Parabéns ao IMS, que, além da sensibilidade em promover exposição tão relevante para a tolerância e a democracia, tem banheiros unissex, não se rendendo ao fundamentalismo da extrema-direita no Brasil. Essa extrema-direita, useira e vezeira em explorar o conservadorismo dos costumes, mascara seus fins políticos com discursos moralistas.
Encontrarmo-nos, mulheres e homens, utilizando um mesmo serviço, é uma lição de civilidade insubstituível.
São tantos os preconceitos que ainda precisamos enfrentar que todas as artes — da literatura à arquitetura — são indispensáveis para superá-los. Em O discreto charme do intestino (Editora Sextante), Giulia Enders, que já vendeu mais de 6 milhões de exemplares, traz verdades incontestáveis:
“Passamos a vida inteira em um corpo que mal conhecemos. Até então, muitas vezes eu chegara a sentir vergonha do intestino. Mas isso mudou: a cada informação nova que eu aprendia sobre esse órgão, eu ficava impressionada e até grata… A curiosidade e a compreensão dissolvem a vergonha. Mais do que isso: permitem que tratemos a nós mesmos de forma diferente. De forma mais inteligente, mais bondosa.”
O conhecimento de nós mesmos não se confunde com autoritarismo, pretensão ou autossuficiência. Pelo contrário: só podemos servir ao outro inteiros, não divididos ou partidos, embora carentes sempre estejamos — pois a incompletude é condição humana, suprema graça.
Em O pescador ambicioso e o peixe encantado (Editora Vozes), Leonardo Boff nos lembra uma verdade essencial:
“Um sábio muçulmano do século XIII disse acertadamente: ‘a vida é um equilíbrio entre o apegar-se e o deixar ir’.”
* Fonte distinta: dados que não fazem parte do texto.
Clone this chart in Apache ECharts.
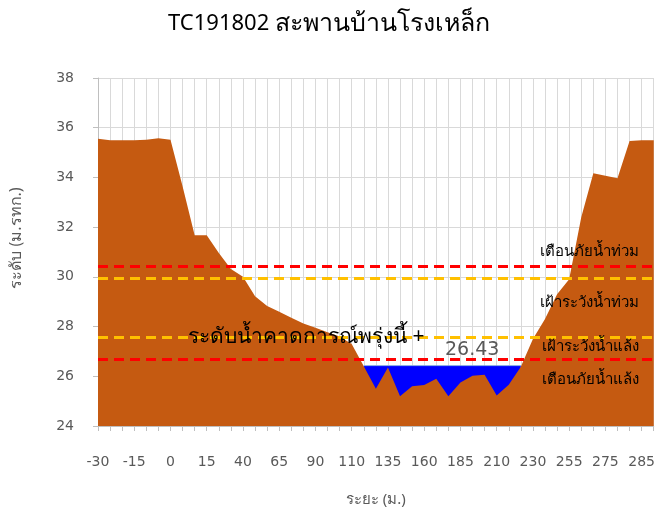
<!DOCTYPE html>
<html>
<head>
<meta charset="utf-8">
<script src="https://cdn.jsdelivr.net/npm/echarts@6/dist/echarts.min.js"></script>
<style>
  html, body { margin: 0; padding: 0; background: #fff; }
  #chart { width: 658px; height: 512px; }
</style>
</head>
<body>
<div id="chart"></div>
<script>
// ระยะ (ม.) of each surveyed point, only every 3rd one is labelled
const distances = [-30, -25, -20, -15, -10, -5, 0, 5, 10, 15, 20, 30, 40, 50, 55, 65, 70, 80, 90, 95,
  100, 110, 120, 125, 135, 140, 150, 160, 165, 175, 185, 190, 200, 210, 215, 220, 230, 240, 245, 255,
  260, 270, 275, 280, 283, 285, 290];

// ระดับตลิ่ง/ท้องน้ำ (ม.รทก.)
const ground = [35.56, 35.5, 35.5, 35.5, 35.52, 35.58, 35.52, 33.65, 31.67, 31.67,
  30.96, 30.32, 30.0, 29.22, 28.83, 28.6, 28.35, 28.12, 27.95, 27.77,
  27.6, 27.3, 26.4, 25.5, 26.35, 25.2, 25.6, 25.65, 25.9, 25.2,
  25.75, 26.02, 26.06, 25.23, 25.66, 26.38, 27.5, 28.3, 29.3, 29.9,
  32.4, 34.17, 34.07, 33.97, 35.47, 35.5, 35.5];

// ระดับน้ำคาดการณ์พรุ่งนี้
const waterLevel = 26.43;

// เกณฑ์เตือนภัย
const levelNames = ['เตือนภัยน้ำท่วม', 'เฝ้าระวังน้ำท่วม', 'เฝ้าระวังน้ำแล้ง', 'เตือนภัยน้ำแล้ง'];
const levelValues = [30.43, 29.93, 27.58, 26.68];
const levelColors = ['#ff0000', '#ffc000', '#ffc000', '#ff0000'];
const levelLabelPos = ['insideEndTop', 'insideEndBottom', 'insideEndBottom', 'insideEndBottom'];
const levelLabelGap = [7, 17, 2, 13];

const yTicks = { min: 24, max: 38, interval: 2 };

const water = ground.map(g => (g < waterLevel ? waterLevel : null));

const thaiFont = '"Noto Sans", "DejaVu Sans", sans-serif';

const chart = echarts.init(document.getElementById('chart'));

const option = {
  animation: false,
  title: {
    text: '{a|TC191802 }{b|สะพานบ้านโรงเหล็ก}',
    left: 'center',
    top: 6,
    textStyle: {
      fontWeight: 'normal',
      rich: {
        a: { fontFamily: thaiFont, fontSize: 22, fontWeight: 'normal', color: '#000' },
        b: { fontFamily: thaiFont, fontSize: 25, fontWeight: 'normal', color: '#000' }
      }
    }
  },
  grid: { left: 97, right: 3, top: 78, bottom: 82 },
  xAxis: {
    type: 'category',
    data: distances,
    boundaryGap: false,
    name: 'ระยะ (ม.)',
    nameLocation: 'middle',
    nameGap: 66,
    nameTextStyle: { fontFamily: thaiFont, fontSize: 15, color: '#595959' },
    axisLine: { lineStyle: { color: '#bfbfbf' } },
    axisTick: { interval: 0, length: 5, lineStyle: { color: '#bfbfbf' } },
    axisLabel: { interval: 2, margin: 29, fontFamily: 'DejaVu Sans', fontSize: 14, color: '#595959' },
    splitLine: { show: true, interval: 0, lineStyle: { color: '#d9d9d9' } }
  },
  yAxis: {
    type: 'value',
    min: yTicks.min,
    max: yTicks.max,
    interval: yTicks.interval,
    name: 'ระดับ (ม.รทก.)',
    nameLocation: 'middle',
    nameGap: 74,
    nameTextStyle: { fontFamily: thaiFont, fontSize: 16, color: '#595959', padding: [0, 0, 0, 28] },
    axisLine: { show: true, lineStyle: { color: '#bfbfbf' } },
    axisTick: { show: true, length: 5, lineStyle: { color: '#bfbfbf' } },
    axisLabel: { margin: 24, fontFamily: 'DejaVu Sans', fontSize: 14, color: '#595959' },
    splitLine: { lineStyle: { color: '#d9d9d9' } }
  },
  series: [
    {
      name: 'น้ำ',
      type: 'line',
      data: water,
      symbol: 'none',
      lineStyle: { color: '#8fb4e3', width: 1 },
      areaStyle: { color: '#0000ff', origin: 'start', opacity: 1 }
    },
    {
      name: 'ตลิ่ง',
      type: 'line',
      data: ground,
      symbol: 'none',
      lineStyle: { width: 0, color: '#c55a11' },
      areaStyle: { color: '#c55a11', origin: 'start', opacity: 1 },
      markLine: {
        silent: true,
        symbol: ['none', 'none'],
        data: levelValues.map((v, i) => ({
          yAxis: v,
          lineStyle: { color: levelColors[i], type: [10, 6], width: 3 },
          label: {
            show: true,
            position: levelLabelPos[i],
            distance: [15, levelLabelGap[i]],
            formatter: levelNames[i],
            fontFamily: thaiFont,
            fontSize: 15,
            color: '#000'
          }
        }))
      }
    }
  ],
  graphic: [
    {
      type: 'text',
      z: 100,
      left: 188,
      top: 327,
      style: { text: 'ระดับน้ำคาดการณ์พรุ่งนี้ +', font: '21px ' + thaiFont, fill: '#000' }
    },
    {
      type: 'text',
      z: 100,
      left: 445,
      top: 341,
      style: { text: String(waterLevel), font: '19px "DejaVu Sans"', fill: '#595959' }
    }
  ]
};

chart.setOption(option);
</script>
</body>
</html>
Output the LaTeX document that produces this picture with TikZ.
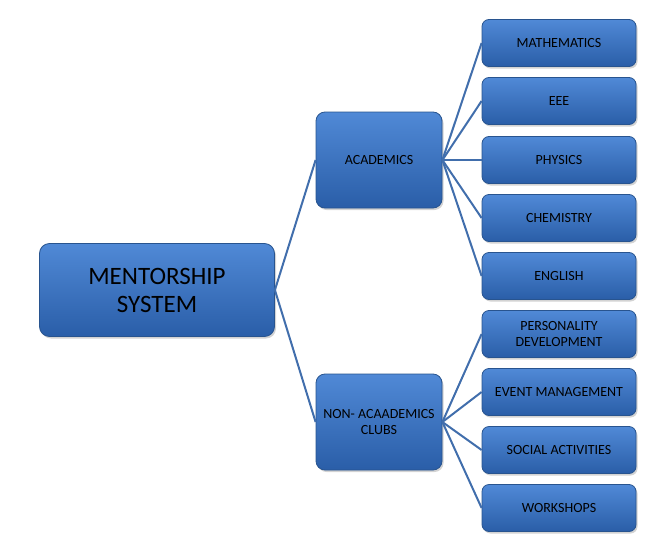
\documentclass[tikz,border=0pt]{standalone}
\usepackage{fontspec}
\setmainfont{Carlito}
\usetikzlibrary{shadows}
\definecolor{boxtop}{HTML}{5089D6}
\definecolor{boxbot}{HTML}{2A5EA8}
\definecolor{boxline}{HTML}{28548F}
\definecolor{conn}{HTML}{416EAC}
\tikzset{
  x=1pt,y=-1pt,
  bluebox/.style={draw=boxline, line width=0.8pt, top color=boxtop, bottom color=boxbot,
    rounded corners=7pt, align=center, text=black, inner sep=2pt,
    drop shadow={shadow xshift=1.5pt, shadow yshift=-2pt, opacity=0.35}},
  mainbox/.style={bluebox, minimum width=235pt, minimum height=93pt, rounded corners=10pt,
    font=\fontsize{25}{28}\selectfont},
  midbox/.style={bluebox, minimum width=126pt, minimum height=96pt, rounded corners=9pt,
    font=\fontsize{14}{16}\selectfont},
  leafbox/.style={bluebox, minimum width=154pt, minimum height=47pt,
    font=\fontsize{14}{16}\selectfont},
  link/.style={draw=conn, line width=2pt}
}
\begin{document}
\begin{tikzpicture}
\useasboundingbox (0,0) rectangle (664,541);
\node[mainbox] (main) at (157,290) {MENTORSHIP\\SYSTEM};
\node[midbox] (acad) at (379,160) {ACADEMICS};
\node[midbox] (non) at (379,422) {NON- ACAADEMICS\\CLUBS};
\node[leafbox] (math) at (559,43) {MATHEMATICS};
\node[leafbox] (eee) at (559,101) {EEE};
\node[leafbox] (phys) at (559,160) {PHYSICS};
\node[leafbox] (chem) at (559,218) {CHEMISTRY};
\node[leafbox] (eng) at (559,276) {ENGLISH};
\node[leafbox] (pers) at (559,334) {PERSONALITY\\DEVELOPMENT};
\node[leafbox] (event) at (559,392) {EVENT MANAGEMENT};
\node[leafbox] (soc) at (559,450) {SOCIAL ACTIVITIES};
\node[leafbox] (work) at (559,508) {WORKSHOPS};
\foreach \t in {acad,non} \draw[link] (main.east) -- (\t.west);
\foreach \t in {math,eee,phys,chem,eng} \draw[link] (acad.east) -- (\t.west);
\foreach \t in {pers,event,soc,work} \draw[link] (non.east) -- (\t.west);
\end{tikzpicture}
\end{document}
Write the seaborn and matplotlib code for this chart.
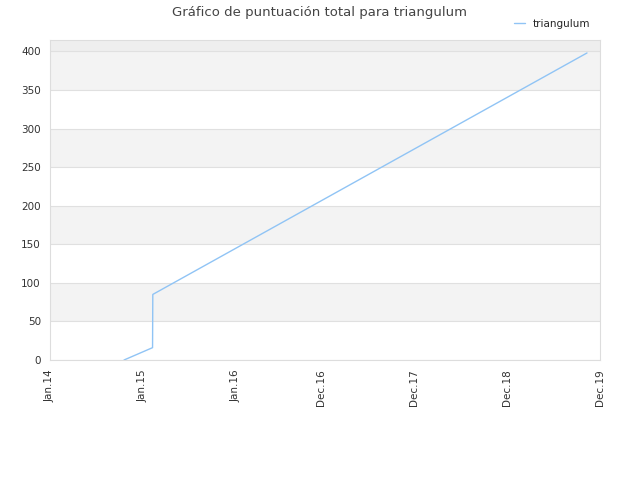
import pandas as pd
import matplotlib.pyplot as plt
import matplotlib.dates as mdates
import seaborn as sns

# data
fechas = ["2014-10-19", "2015-02-08", "2015-02-09", "2019-10-11"]
puntos = [0, 16, 85, 398]
tick_fechas = ["2014-01-01", "2015-01-01", "2016-01-01", "2016-12-01",
               "2017-12-01", "2018-12-01", "2019-12-01"]
tick_labels = ["Jan.14", "Jan.15", "Jan.16", "Dec.16", "Dec.17", "Dec.18", "Dec.19"]

df = pd.DataFrame({"fecha": pd.to_datetime(fechas), "puntos": puntos})

sns.set_style("white")
fig, ax = plt.subplots(figsize=(6.4, 4.8), dpi=100)
fig.subplots_adjust(left=0.078, right=0.9375, top=0.917, bottom=0.25)

# alternating bands
for lo in range(0, 450, 50):
    color = "#f3f3f3" if (lo // 50) % 2 == 1 else "white"
    if lo == 400:
        color = "#eeeeee"
    ax.axhspan(lo, lo + 50, color=color, zorder=0, lw=0)
for y in range(0, 450, 50):
    ax.axhline(y, color="#e0e0e0", lw=0.8, zorder=0.5)

sns.lineplot(data=df, x="fecha", y="puntos", ax=ax, color="#90c4f5",
             lw=1, label="triangulum")

ax.set_xlim(pd.Timestamp("2014-01-01"), pd.Timestamp("2019-12-01"))
ax.set_ylim(0, 415)
ax.set_yticks(range(0, 401, 50))
ax.set_xticks(pd.to_datetime(tick_fechas))
ax.set_xticklabels(tick_labels, rotation=90)
ax.tick_params(labelsize=7.5, colors="#333333", length=3)
ax.set_xlabel("")
ax.set_ylabel("")
for s in ax.spines.values():
    s.set_color("#dddddd")

fig.suptitle("Gráfico de puntuación total para triangulum", fontsize=9.5,
             color="#444444", y=0.987)
ax.legend(loc="upper right", bbox_to_anchor=(1.0, 1.095), frameon=False,
          fontsize=7.5, handlelength=1)
fig.savefig("out.png")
Boff também aborda nossa ambição ao universal sem consciência de nossos limites, inclusive religiosos e filosóficos. Ele relata o diálogo de 12 missionários franciscanos com sábios astecas em 1524, ao qual os indígenas mexicanos reagiram da seguinte forma:
“Só de pecado se fala; eles nos infundiram o medo; vieram para amassar as flores para que somente sua flor florescesse. Arrancaram nossa flor e castraram o sol.”
Talvez menos certezas e mais buscas nos propiciem os maiores e mais amplos horizontes — até quando não temos consciência de que os perseguimos.